Tobacco companies commenting on the Ministry of Health's five-year plan for tobacco control say smoking is an adult choice and smokers should not be discriminated against.
British American Tobacco New Zealand made submissions to the Ministry of Health in April last year when Clearing the Smoke, a five-year plan for tobacco control in New Zealand, was being drafted.
The plan, released in October, outlines five objectives the Government hopes to undertake to reduce smoking from 25 per cent to 20 per cent of the population by 2009.
Initiatives to combat tobacco intake include taxation, requiring all workplaces to be smokefree, mass media campaigns and minimising the cost of giving up smoking.

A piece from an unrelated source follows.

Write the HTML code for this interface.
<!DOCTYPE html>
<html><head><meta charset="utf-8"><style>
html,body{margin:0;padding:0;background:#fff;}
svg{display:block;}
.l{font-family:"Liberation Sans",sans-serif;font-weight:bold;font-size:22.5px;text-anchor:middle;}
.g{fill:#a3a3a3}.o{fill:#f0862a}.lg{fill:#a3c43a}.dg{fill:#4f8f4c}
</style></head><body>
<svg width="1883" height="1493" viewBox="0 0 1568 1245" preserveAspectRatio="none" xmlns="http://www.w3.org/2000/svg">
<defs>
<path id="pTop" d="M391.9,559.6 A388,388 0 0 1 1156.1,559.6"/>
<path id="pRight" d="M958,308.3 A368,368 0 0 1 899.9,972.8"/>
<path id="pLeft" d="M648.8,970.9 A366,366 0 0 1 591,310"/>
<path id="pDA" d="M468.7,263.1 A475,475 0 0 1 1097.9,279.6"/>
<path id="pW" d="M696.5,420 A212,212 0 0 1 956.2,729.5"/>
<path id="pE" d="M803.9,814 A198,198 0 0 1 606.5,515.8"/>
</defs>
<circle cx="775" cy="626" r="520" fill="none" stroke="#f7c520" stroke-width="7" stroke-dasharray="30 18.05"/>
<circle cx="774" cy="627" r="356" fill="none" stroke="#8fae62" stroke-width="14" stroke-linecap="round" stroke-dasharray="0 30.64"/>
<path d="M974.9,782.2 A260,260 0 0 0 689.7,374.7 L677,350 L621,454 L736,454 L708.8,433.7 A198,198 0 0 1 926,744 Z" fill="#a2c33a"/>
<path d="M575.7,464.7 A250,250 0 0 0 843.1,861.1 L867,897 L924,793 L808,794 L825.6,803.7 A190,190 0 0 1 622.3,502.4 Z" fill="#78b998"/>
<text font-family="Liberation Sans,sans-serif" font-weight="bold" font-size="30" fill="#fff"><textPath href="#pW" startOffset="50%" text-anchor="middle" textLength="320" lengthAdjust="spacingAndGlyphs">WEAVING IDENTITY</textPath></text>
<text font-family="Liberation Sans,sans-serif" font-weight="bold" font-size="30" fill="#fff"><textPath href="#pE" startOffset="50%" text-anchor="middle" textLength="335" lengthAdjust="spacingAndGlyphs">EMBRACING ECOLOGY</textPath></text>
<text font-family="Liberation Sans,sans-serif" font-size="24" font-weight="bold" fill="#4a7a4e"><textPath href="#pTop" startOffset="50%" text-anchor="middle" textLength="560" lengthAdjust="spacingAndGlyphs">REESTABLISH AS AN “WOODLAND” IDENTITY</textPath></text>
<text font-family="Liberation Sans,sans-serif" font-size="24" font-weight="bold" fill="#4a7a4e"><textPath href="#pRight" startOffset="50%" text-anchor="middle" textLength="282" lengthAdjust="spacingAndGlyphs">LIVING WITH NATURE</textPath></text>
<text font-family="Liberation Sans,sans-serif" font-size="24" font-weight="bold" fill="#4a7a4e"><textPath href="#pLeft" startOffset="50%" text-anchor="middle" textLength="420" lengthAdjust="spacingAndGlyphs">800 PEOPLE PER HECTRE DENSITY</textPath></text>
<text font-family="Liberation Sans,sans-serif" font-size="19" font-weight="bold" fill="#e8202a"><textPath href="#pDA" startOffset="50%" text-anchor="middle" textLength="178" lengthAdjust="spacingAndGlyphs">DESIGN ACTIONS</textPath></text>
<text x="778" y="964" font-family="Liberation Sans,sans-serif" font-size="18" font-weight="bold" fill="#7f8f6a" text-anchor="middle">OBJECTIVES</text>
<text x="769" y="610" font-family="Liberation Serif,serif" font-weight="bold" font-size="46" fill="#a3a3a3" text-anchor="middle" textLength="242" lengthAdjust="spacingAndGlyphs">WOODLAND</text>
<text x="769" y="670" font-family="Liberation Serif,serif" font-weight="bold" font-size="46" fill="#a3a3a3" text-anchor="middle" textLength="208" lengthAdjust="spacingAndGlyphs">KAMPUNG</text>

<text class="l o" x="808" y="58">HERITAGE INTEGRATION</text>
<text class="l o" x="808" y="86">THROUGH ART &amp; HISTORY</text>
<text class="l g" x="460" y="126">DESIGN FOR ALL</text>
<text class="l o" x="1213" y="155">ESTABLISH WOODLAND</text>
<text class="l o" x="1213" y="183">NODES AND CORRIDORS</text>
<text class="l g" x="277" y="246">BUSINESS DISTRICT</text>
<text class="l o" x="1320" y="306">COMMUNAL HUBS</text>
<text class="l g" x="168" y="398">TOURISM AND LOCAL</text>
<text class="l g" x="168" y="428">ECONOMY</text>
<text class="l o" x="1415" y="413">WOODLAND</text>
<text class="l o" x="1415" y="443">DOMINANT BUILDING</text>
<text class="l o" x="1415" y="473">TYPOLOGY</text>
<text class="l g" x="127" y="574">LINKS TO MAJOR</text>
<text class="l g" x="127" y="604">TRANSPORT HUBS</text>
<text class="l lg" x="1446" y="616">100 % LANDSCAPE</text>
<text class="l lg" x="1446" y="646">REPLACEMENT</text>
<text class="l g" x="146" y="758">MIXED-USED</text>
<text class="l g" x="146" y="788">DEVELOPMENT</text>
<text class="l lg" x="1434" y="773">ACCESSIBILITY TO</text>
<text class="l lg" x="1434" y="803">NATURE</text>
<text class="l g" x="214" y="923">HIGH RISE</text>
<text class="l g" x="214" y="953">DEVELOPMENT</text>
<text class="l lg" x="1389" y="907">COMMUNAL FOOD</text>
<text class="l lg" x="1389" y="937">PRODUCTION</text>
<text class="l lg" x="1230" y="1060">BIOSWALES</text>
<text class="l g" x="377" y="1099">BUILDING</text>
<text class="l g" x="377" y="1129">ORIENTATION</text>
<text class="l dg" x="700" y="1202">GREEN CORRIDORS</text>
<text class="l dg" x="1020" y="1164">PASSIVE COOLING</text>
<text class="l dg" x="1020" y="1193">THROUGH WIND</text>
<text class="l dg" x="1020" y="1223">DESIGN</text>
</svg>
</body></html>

The submissions by BAT NZ, released under the Official Information Act, said it acknowledged the health risks and difficulty of quitting smoking, but said smoking was an adult choice and those who chose to smoke should not be discriminated against for making that choice.

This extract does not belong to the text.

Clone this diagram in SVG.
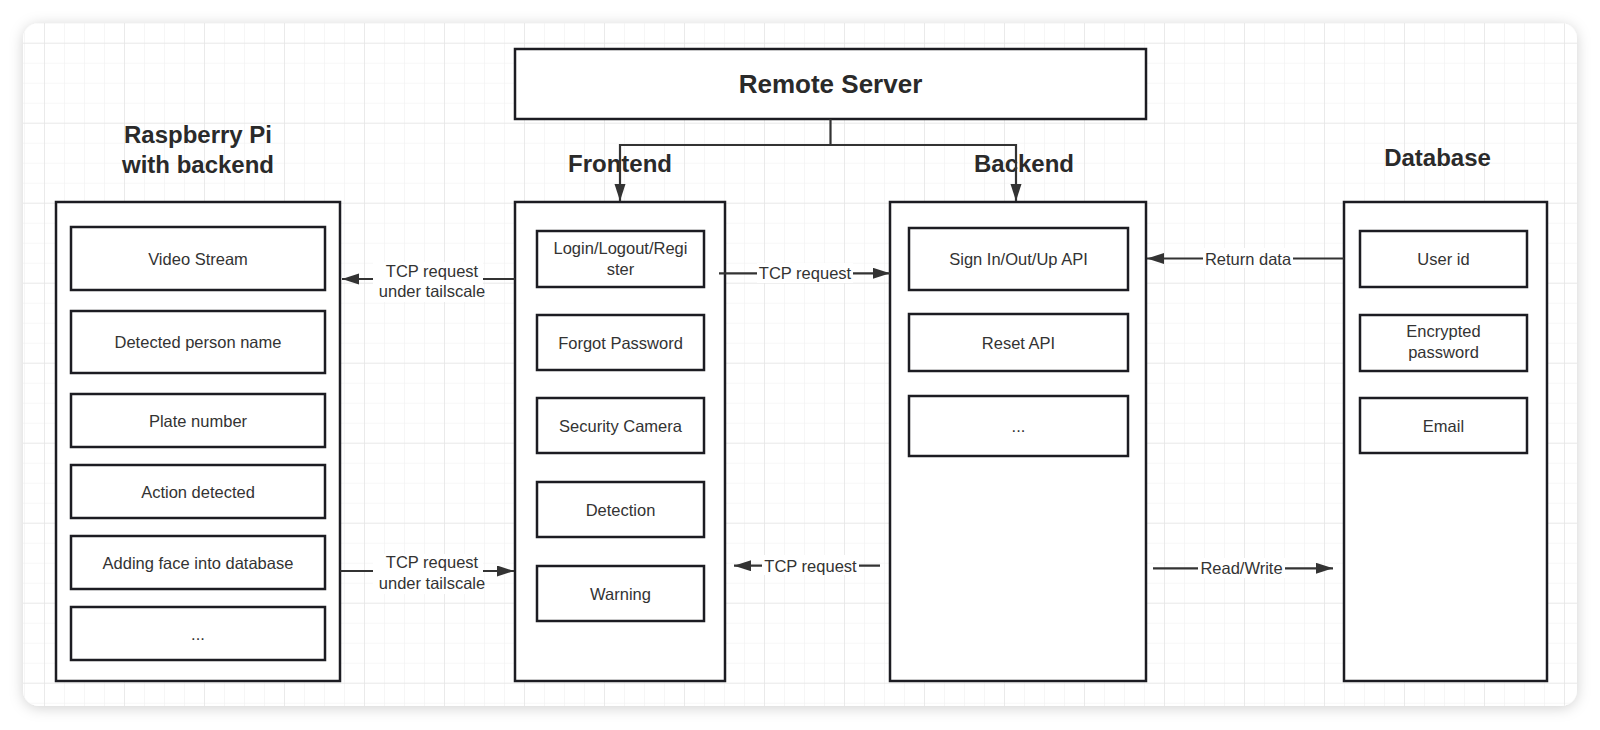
<svg xmlns="http://www.w3.org/2000/svg" width="1600" height="730" viewBox="0 0 1600 730">
<defs>
<style>
.box{fill:#fff;stroke:#1c1c22;stroke-width:2.5}
.t{font-family:"Liberation Sans",Arial,sans-serif;font-size:16.5px;fill:#333;text-anchor:middle}
.h{font-family:"Liberation Sans",Arial,sans-serif;font-size:24px;font-weight:bold;fill:#2a2a2a;text-anchor:middle}
.c{stroke:#333;stroke-width:2.2;fill:none}
.lb{fill:#fff}
</style>
<filter id="sh" x="-5%" y="-10%" width="110%" height="120%">
<feDropShadow dx="0" dy="2" stdDeviation="7" flood-color="#000" flood-opacity="0.18"/>
</filter>
<pattern id="minor" patternUnits="userSpaceOnUse" x="4" y="2.7" width="20" height="20">
<path d="M0 0H20M0 0V20" stroke="#f0f0f0" stroke-width="1.2" fill="none"/>
</pattern>
<pattern id="major" patternUnits="userSpaceOnUse" x="44" y="42.7" width="80" height="80">
<path d="M0 0H80M0 0V80" stroke="#e6e6e6" stroke-width="1.5" fill="none"/>
</pattern>
<clipPath id="cardclip"><rect x="23" y="23" width="1554" height="683" rx="16"/></clipPath>
<marker id="ah" markerUnits="userSpaceOnUse" markerWidth="18" markerHeight="12" refX="17" refY="5.5" orient="auto">
<path d="M0 0L17 5.5L0 11z" fill="#333"/>
</marker>
</defs>
<rect width="1600" height="730" fill="#fff"/>
<rect x="23" y="23" width="1554" height="683" rx="16" fill="#fff" filter="url(#sh)"/>
<g clip-path="url(#cardclip)">
<rect x="23" y="23" width="1554" height="683" fill="url(#minor)"/>
<rect x="23" y="23" width="1554" height="683" fill="url(#major)"/>
</g>

<g id="remote-server">
<rect class="box" x="515" y="49" width="631" height="70"/>
<text class="h" x="830.5" y="92.7" style="font-size:26px">Remote Server</text>
</g>

<g id="raspberry-pi">
<text class="h" x="198" y="142.7">Raspberry Pi</text>
<text class="h" x="198" y="173">with backend</text>
<rect class="box" x="56" y="202" width="284" height="479"/>
<g id="rpi-video"><rect class="box" x="71" y="227" width="254" height="63"/><text class="t" x="198" y="264.5">Video Stream</text></g>
<g id="rpi-person"><rect class="box" x="71" y="311" width="254" height="62"/><text class="t" x="198" y="348">Detected person name</text></g>
<g id="rpi-plate"><rect class="box" x="71" y="394" width="254" height="53"/><text class="t" x="198" y="426.5">Plate number</text></g>
<g id="rpi-action"><rect class="box" x="71" y="465" width="254" height="53"/><text class="t" x="198" y="497.5">Action detected</text></g>
<g id="rpi-face"><rect class="box" x="71" y="536" width="254" height="53"/><text class="t" x="198" y="568.5">Adding face into database</text></g>
<g id="rpi-more"><rect class="box" x="71" y="607" width="254" height="53"/><text class="t" x="198" y="639.5">...</text></g>
</g>

<g id="frontend">
<text class="h" x="620" y="171.5">Frontend</text>
<rect class="box" x="515" y="202" width="210" height="479"/>
<g id="fe-login"><rect class="box" x="537" y="231" width="167" height="56"/><text class="t" x="620.5" y="253.5">Login/Logout/Regi</text><text class="t" x="620.5" y="274.5">ster</text></g>
<g id="fe-forgot"><rect class="box" x="537" y="315" width="167" height="55"/><text class="t" x="620.5" y="348.5">Forgot Password</text></g>
<g id="fe-camera"><rect class="box" x="537" y="398" width="167" height="55"/><text class="t" x="620.5" y="431.5">Security Camera</text></g>
<g id="fe-detection"><rect class="box" x="537" y="482" width="167" height="55"/><text class="t" x="620.5" y="515.5">Detection</text></g>
<g id="fe-warning"><rect class="box" x="537" y="566" width="167" height="55"/><text class="t" x="620.5" y="599.5">Warning</text></g>
</g>

<g id="backend">
<text class="h" x="1024" y="171.5">Backend</text>
<rect class="box" x="890" y="202" width="256" height="479"/>
<g id="be-sign"><rect class="box" x="909" y="228" width="219" height="62"/><text class="t" x="1018.5" y="265">Sign In/Out/Up API</text></g>
<g id="be-reset"><rect class="box" x="909" y="314" width="219" height="57"/><text class="t" x="1018.5" y="348.5">Reset API</text></g>
<g id="be-more"><rect class="box" x="909" y="396" width="219" height="60"/><text class="t" x="1018.5" y="432">...</text></g>
</g>

<g id="database">
<text class="h" x="1437.5" y="166">Database</text>
<rect class="box" x="1344" y="202" width="203" height="479"/>
<g id="db-user"><rect class="box" x="1360" y="231" width="167" height="56"/><text class="t" x="1443.5" y="265">User id</text></g>
<g id="db-pass"><rect class="box" x="1360" y="315" width="167" height="56"/><text class="t" x="1443.5" y="337.3">Encrypted</text><text class="t" x="1443.5" y="358.3">password</text></g>
<g id="db-email"><rect class="box" x="1360" y="398" width="167" height="55"/><text class="t" x="1443.5" y="431.5">Email</text></g>
</g>

<g id="connectors">
<path class="c" d="M830.5 119V145H620V201" marker-end="url(#ah)"/>
<path class="c" d="M830.5 145H1016V201" marker-end="url(#ah)"/>

<path class="c" d="M515 279H342" marker-end="url(#ah)"/>
<rect class="lb" x="373" y="262" width="110" height="40"/>
<text class="t" x="432" y="276.5">TCP request</text>
<text class="t" x="432" y="297">under tailscale</text>

<path class="c" d="M340 571H514" marker-end="url(#ah)"/>
<rect class="lb" x="373" y="554" width="110" height="40"/>
<text class="t" x="432" y="568">TCP request</text>
<text class="t" x="432" y="589">under tailscale</text>

<path class="c" d="M719 273.3H890" marker-end="url(#ah)"/>
<rect class="lb" x="757" y="263" width="96" height="20"/>
<text class="t" x="805" y="279.3">TCP request</text>

<path class="c" d="M880 565.7H734" marker-end="url(#ah)"/>
<rect class="lb" x="762" y="555" width="97" height="20"/>
<text class="t" x="810.5" y="571.7">TCP request</text>

<path class="c" d="M1344 258.5H1147" marker-end="url(#ah)"/>
<rect class="lb" x="1203" y="248" width="90" height="20"/>
<text class="t" x="1248" y="264.5">Return data</text>

<path class="c" d="M1153 568.3H1333" marker-end="url(#ah)"/>
<rect class="lb" x="1198" y="558" width="87" height="20"/>
<text class="t" x="1241.5" y="574.3">Read/Write</text>
</g>
</svg>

"We believe that an informed adult decision to enjoy the pleasures of smoking, while balancing the pleasures against the risks, should not make smokers subject to criticism any more than the many other lifestyle choices that adults all make," it said.
The submissions criticised what the company called a passing of the buck from the Ministry of Health to police in controlling youth smoking, saying the industry provided the Government with $1 billion a year in taxes with only a fraction of that spent on prevention programmes.
The tobacco company said any plans to put pictorial health warnings on cigarette packets were inappropriate. Where it had been introduced in countries such as Canada it had created a "collectors' market" for packets and trade in packet sleeves.
Meanwhile, cigarette company Philip Morris said the plan "should recognise that smoking is - and should remain - an adult choice." It also criticised any changing of cigarette display, saying it was one of the few ways companies had left to communicate their brands to smokers.
Ash chairman Murray Laugesen said smokers were already being discriminated against by the cigarette companies, which were making a product which was giving smokers a much higher death rate.